Now, recently one of us heard – and it could all be one of those urban myths – that along with all the amazing conservation projects involving flora, fauna and even heritage buildings, and aside from all their countless philanthropic ventures (the quake-repaired Isaac Theatre Royal for one) the Isaacs also had constructed, at the opposite lake end to the homestead, a holiday home reminiscent of those gracing exotic, flashy lakesides on the other side of the globe. Sometimes, so the story goes, when life got a bit much and a bit of R and R was called for they’d get out their suitcases and repair abroad – totally unreachable by (in those pre-internet days) phone – without leaving home.

And that got me thinking…

At this time of year you need to be pretty rugged up when you set out to do the chores on the Homestead.

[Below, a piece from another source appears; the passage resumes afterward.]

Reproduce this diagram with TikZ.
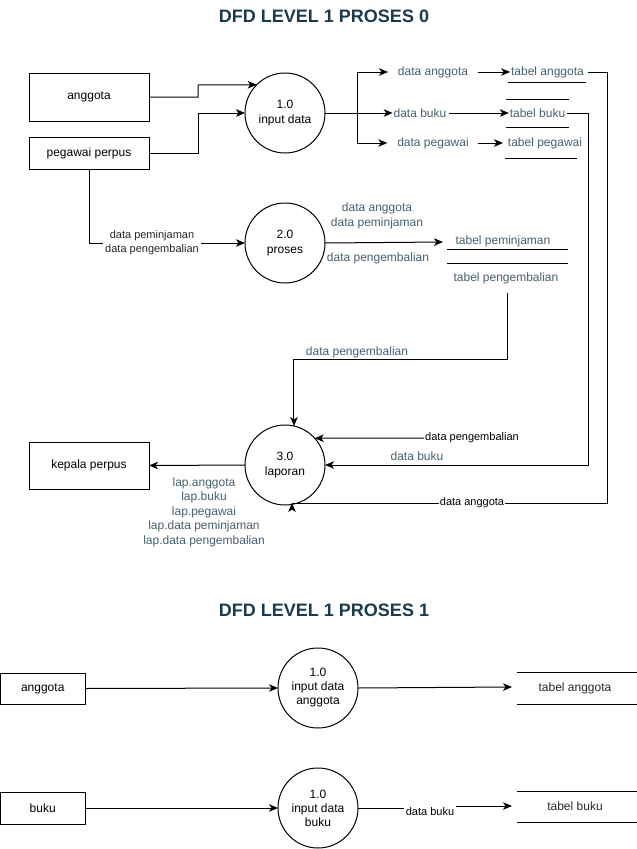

I spend the earlier part of my mornings progressively discarding layers as the sun climbs higher only to have to rug back up again to partake of my morning coffee in the shaded downstairs kitchen.

Not this week.

This week the I borrowed a leaf out of the Isaac handbook and “jetted off”; somewhere in Europe, I think, with a discrete view of the Alps (Southern) and lots of sunshine.

Morning coffee in the paddock.

Without the jetlag – and dogs are welcome. Babette the cat even came along one of the days.

Cerebral Freewheeling; don’t knock it ’til you try it!